L’isolement et la solitude de la marge les précarisent davantage. Actuellement, l’incertitude de l’après-crise et la peur qui s’immisce inconsciemment dans toutes les couches de la société érigent des barrières encore plus grandes entre les oubliés des crises et la société. «Nous faisons également de l’échange de seringues. Les toxicomanes et les personnes qui font la manche nous ont rapporté que depuis le début de la crise les gens s’arrêtaient moins pour leur parler et leur donnaient moins, déclare Tessy Funck. Leur vision réveille la peur de se retrouver à leur place, alors on préfère les ignorer et penser qu’ils ont cherché leur situation. L’isolement social touche toutes les couches de la société et la crise est une épreuve pour tous. Certains sans-abri qui n’étaient qu’alcooliques ont commencé à se droguer, pensant ainsi tenir bon.» Ces dépendances invisibles font partie, comme les violences conjugales, des phénomènes sociaux en augmentation qui marquent les effets négatifs de la crise sur les gens.
Tessy Funck a un message à faire passer en ce sens : si les prostituées se qualifient elles-mêmes d’«oubliées de la crise», elle n’a «jamais donné autant d’interviews que l’année dernière.

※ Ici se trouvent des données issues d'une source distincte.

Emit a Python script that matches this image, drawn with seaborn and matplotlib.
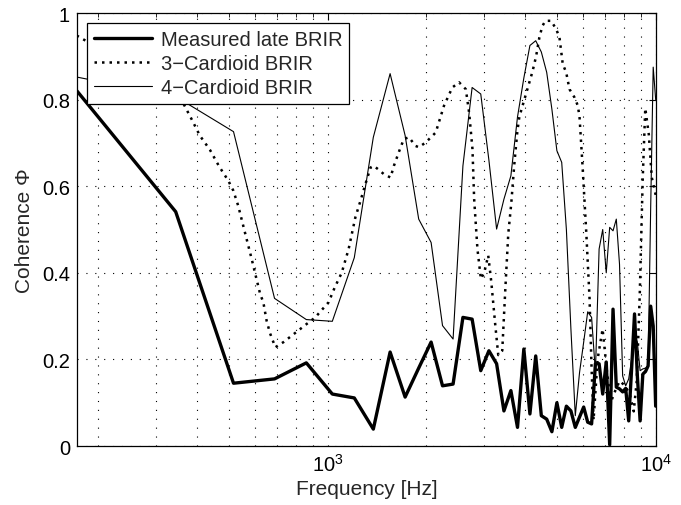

Les personnes précaires et en marge deviennent des sujets qui intéressent les médias et le public en raison de la crise. Ce serait mieux que la société ne pense pas à ces personnes qu’en temps de crise et qu’elle ne les oublie pas le reste du temps. Les prostituées préféreraient avoir plus de respect tout au long de l’année que juste pendant la crise. Quand la situation va se normaliser, on va à nouveau les oublier.»
On ne peut qu’espérer que cette prise de conscience de l’existence de personnes ayant des vies plus compliquées que la moyenne se prolonge après la crise et que les citoyens comprennent que par leur comportement positif, ils peuvent changer les choses.